▶ **INPUT MATERIAL**:
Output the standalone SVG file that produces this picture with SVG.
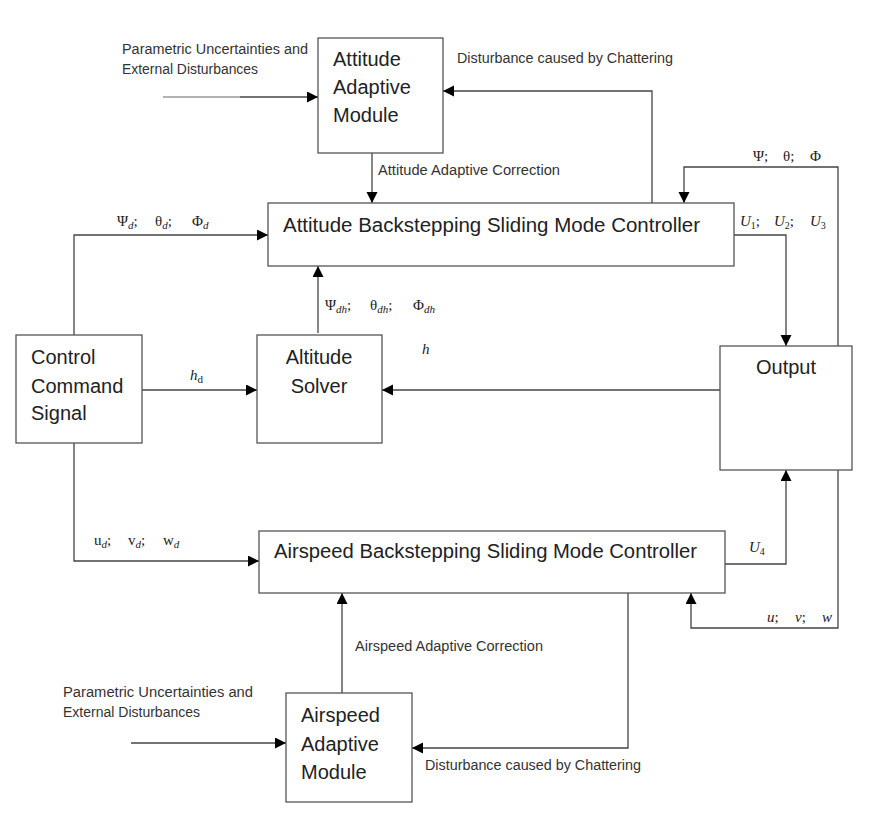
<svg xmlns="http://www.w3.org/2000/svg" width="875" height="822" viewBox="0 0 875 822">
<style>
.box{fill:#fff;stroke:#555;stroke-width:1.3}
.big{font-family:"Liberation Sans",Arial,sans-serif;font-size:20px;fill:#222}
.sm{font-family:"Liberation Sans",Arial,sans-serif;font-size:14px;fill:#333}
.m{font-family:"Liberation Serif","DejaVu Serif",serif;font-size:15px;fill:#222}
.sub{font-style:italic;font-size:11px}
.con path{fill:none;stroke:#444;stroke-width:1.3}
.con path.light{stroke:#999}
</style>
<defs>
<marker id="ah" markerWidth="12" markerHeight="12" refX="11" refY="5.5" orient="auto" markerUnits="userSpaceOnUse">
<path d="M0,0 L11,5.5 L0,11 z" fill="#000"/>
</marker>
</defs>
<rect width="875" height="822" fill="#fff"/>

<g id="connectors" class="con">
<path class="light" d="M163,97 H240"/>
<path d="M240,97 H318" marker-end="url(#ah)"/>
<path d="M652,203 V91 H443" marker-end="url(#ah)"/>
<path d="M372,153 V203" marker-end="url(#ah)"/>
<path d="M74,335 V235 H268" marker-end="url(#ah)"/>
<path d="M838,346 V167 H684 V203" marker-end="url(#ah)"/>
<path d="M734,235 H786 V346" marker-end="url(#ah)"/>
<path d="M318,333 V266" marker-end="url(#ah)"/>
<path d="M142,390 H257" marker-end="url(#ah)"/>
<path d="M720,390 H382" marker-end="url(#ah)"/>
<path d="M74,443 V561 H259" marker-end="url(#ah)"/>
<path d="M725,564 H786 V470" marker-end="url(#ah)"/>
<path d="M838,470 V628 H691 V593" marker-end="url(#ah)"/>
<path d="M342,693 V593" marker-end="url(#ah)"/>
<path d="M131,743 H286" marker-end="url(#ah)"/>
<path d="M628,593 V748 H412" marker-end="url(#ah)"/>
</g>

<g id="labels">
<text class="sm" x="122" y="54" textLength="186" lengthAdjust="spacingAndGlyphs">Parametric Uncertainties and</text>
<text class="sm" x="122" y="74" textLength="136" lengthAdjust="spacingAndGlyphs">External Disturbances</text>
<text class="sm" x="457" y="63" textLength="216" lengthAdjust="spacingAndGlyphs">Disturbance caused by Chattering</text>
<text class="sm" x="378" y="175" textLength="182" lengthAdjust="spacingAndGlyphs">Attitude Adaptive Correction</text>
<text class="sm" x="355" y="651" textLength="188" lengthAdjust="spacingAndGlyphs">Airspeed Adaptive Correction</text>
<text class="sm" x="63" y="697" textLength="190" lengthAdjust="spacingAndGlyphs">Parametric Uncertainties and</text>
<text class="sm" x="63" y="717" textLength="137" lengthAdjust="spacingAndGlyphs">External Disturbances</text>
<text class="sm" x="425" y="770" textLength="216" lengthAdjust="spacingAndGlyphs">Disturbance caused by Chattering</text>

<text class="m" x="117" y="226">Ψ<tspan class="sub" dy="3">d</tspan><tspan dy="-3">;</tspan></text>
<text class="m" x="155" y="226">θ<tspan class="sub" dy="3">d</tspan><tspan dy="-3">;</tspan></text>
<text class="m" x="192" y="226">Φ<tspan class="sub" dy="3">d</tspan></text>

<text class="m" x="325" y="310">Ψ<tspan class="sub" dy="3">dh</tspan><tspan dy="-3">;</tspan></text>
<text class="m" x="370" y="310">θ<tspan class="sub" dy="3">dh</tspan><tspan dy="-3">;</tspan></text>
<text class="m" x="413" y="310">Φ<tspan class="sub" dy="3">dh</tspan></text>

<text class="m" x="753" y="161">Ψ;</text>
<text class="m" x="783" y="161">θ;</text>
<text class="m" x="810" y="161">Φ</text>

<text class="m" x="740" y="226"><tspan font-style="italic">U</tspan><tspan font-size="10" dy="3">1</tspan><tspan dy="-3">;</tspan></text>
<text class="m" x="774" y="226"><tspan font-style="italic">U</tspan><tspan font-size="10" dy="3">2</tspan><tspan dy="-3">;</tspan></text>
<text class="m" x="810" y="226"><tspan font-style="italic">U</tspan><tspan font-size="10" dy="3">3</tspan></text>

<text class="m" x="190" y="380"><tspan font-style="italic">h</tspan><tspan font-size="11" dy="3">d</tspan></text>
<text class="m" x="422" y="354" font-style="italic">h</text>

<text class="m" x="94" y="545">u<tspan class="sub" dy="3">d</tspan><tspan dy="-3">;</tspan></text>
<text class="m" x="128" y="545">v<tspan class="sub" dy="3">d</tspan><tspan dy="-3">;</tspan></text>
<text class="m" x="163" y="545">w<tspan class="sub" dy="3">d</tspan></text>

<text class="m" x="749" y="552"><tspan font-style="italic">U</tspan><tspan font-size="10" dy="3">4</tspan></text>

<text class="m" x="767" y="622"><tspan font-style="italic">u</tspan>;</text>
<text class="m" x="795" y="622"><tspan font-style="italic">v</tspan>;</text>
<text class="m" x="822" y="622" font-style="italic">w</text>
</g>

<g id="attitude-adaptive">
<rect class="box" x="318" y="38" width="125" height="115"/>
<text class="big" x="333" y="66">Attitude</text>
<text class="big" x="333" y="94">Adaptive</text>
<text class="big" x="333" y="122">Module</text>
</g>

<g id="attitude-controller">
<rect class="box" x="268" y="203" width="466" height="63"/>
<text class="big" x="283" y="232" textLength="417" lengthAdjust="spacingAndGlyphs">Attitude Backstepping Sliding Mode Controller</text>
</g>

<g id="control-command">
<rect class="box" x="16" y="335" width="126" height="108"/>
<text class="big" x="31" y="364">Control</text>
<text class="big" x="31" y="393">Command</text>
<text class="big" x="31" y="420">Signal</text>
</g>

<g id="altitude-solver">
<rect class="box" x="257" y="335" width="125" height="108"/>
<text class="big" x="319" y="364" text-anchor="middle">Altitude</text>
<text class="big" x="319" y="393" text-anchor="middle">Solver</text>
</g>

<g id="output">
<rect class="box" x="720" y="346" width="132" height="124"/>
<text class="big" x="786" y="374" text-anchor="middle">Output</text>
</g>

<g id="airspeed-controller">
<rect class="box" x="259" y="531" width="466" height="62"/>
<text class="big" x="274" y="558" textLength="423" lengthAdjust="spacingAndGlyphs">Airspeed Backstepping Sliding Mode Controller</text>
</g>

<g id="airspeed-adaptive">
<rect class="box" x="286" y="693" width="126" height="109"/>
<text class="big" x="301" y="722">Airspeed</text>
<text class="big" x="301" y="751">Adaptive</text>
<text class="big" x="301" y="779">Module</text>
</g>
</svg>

--

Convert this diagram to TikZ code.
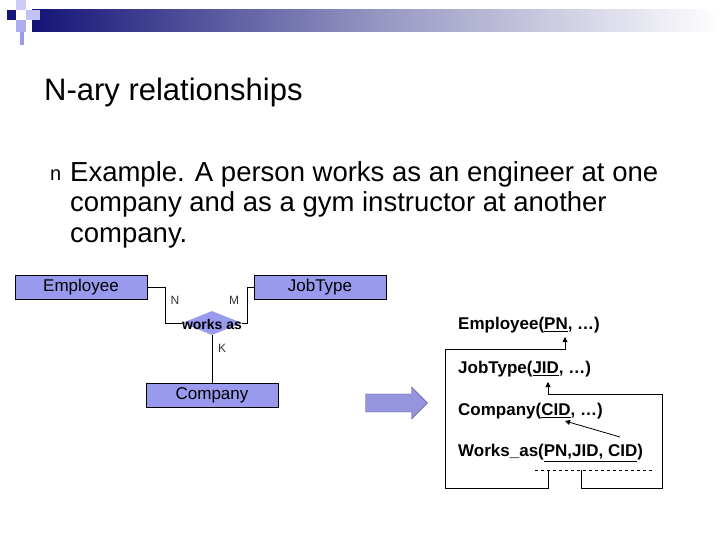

...

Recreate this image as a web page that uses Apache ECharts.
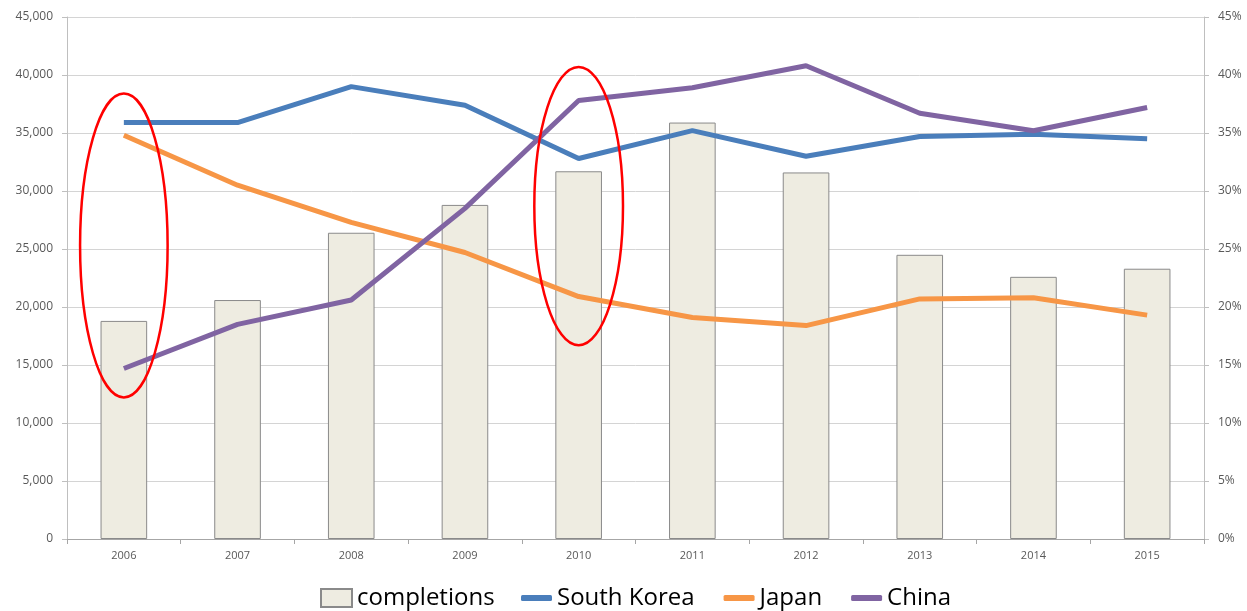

▶ **TO DO**: Select all lines with the word "that" from the entries above.

▶ **RESULT OF THE EXERCISE**:
Output the standalone SVG file that produces this picture with SVG.
Recreate this image as a web page that uses Apache ECharts.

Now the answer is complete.